I looked at her for a long time. She had nice skin, almost translucent. Her shoes looked expensive. I’d say she looked like a model, but her nose was too big for it. There’s always something. People were gathering around, watching out of windows, you know, the way a city does when it isn’t something they can do anything about and therefore don’t have to ignore.
I thought this would be a great love story, if only, and maybe I did fall in love with her a little bit. Anyhow I couldn’t stop studying her face. The girl with dark hair and a secret. I wished she could fly.
On a date with the ghost of Christmas past
This was me surrounded by friends in a backyard on the hottest day of the year, which yeah that record would get broken every day for a few weeks. She was against the fence with a few other women, like lined up against the wall in junior high outside the bathroom before the first bell of the day. Social strata and all that. We were all sweating out in the scorched-earth suburbs where the only shade was manufactured because nature wasn’t part of the development plan. It takes dedication and a certain stubborn denial to say that this is the way to live.
I said what. I said we were planets set loose from a dead star and drawn into each other’s gravity. I said we met at a bar. I said we were going to meet in five minutes when I got the nerve to go over to the fence. I said our lives moved in every direction, forwards and backwards and crosswise and that asking me to explain was a pretty dumb idea because I was trying to get drunk here. People cheered and held up their drinks and we toasted. I choked it down.
If you're explaining then you're failing
For the last six months, I've been writing these vignettes. They're all interconnected, although at present there is no concrete narrative sense to be made of it. They tell the story of a boy and a girl who meet, fall in love, and then slowly destroy each other and themselves. You can't tell a story like that in a linear fashion and be fair or really get at the truth of anything--there's just too much. So all of this happened in the context of their life, and none of it did, and that's that.
What you're reading is one person's struggle to make sense of his life through constructing fiction. These started in earnest when two things happened: first, I bought a typewriter, and I realized that there was so much power in filling up the real space of a sheet of paper. Word processors change things because they're infinite. This blog post has the potential to go on forever. But if I can capture a moment on a single page, and really invest myself in it, and at the end say that it was worth writing, well...

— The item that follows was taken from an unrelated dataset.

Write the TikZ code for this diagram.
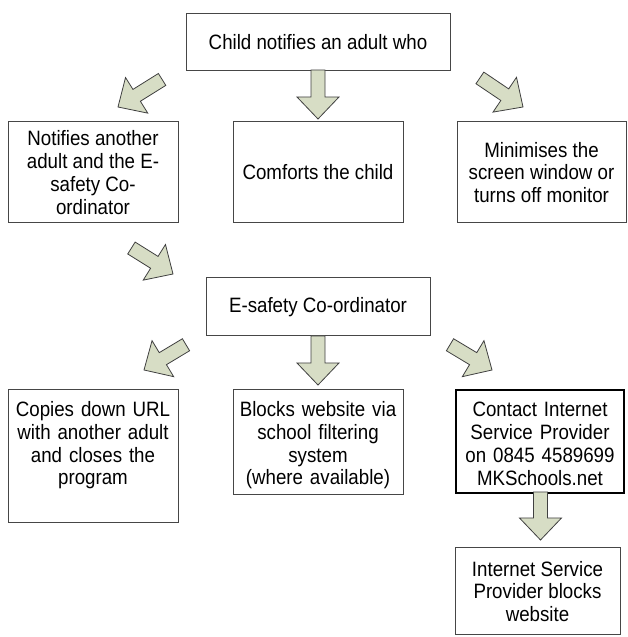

The other thing that happened is my life started falling apart. I felt numb at home, I felt cheated by the world around me, I felt like a misfit. I thought a lot about suicide. My marriage suffered for it, and now it is over. The details are my own, but in the last few months I have basically lost everything I ever thought gave me worth. I needed some way to explain all of these things, and these vignettes were all I had.
In the end I was still alive, and that felt good, which I can't honestly say I've felt that way in at least a decade. Today I am twenty-eight years old. Today is a day to begin sharing.